Bentara river on the left of the photo
Portuguese were the first foreigners to come to Bentota. They built a small fort at the point which is deeply shadowed by tall tamarind trees, where the river meets the sea. The Dutch who came later let the fort fall into disrepair but converted one large building into a rest house for officers. The Brits who came later still converted this rest house into a sanatorium. Now Bentota Beach Hotel stands on the site of the fort. The hotel is modelled after the Dutch star forts but uses traditional Sinhalese architecture that blends with the surroundings.
Betara Lagoon and estuary and Bentota Beach Hotel
Myth is that a demon, ‘Bem,’ ruled the tota (river bank), hence the name Bentota. Then came the humans. Legend is that Bantota Galapatha Viharaya, one of a cluster of five ancient temples, was built by king Devanampiyatissa (250-210 BC); the other legend is that it was built by a minister of the great Sri Lankan King Parākramabāhu I (1123–1186). It is said that the temple was linked to other temples in the area by a maze of subterranean tunnels. The temple is only four km from the beach and a must see.
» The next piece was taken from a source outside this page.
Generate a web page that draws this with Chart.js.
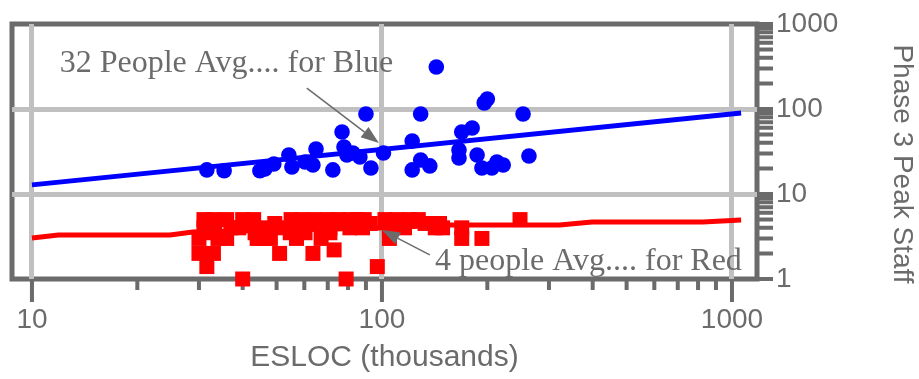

Bentota Beach off season – May to October
Other points of interest are sea turtle – an endangered species – conservation project at Kosgoda, 11.5 km from Bentota; and Brief Garden, the house and garden of renowned Sri Lankan landscape architect, Bevis Bawa, located 11 km inland from Bentota.
If you have time, take the scenic train ride from Bentota to Galle, the ancient seaport Tarshish, from which King Solomon drew ivory, peacocks and other valuables, and from which Cinnamon was exported as early as 1400 BC.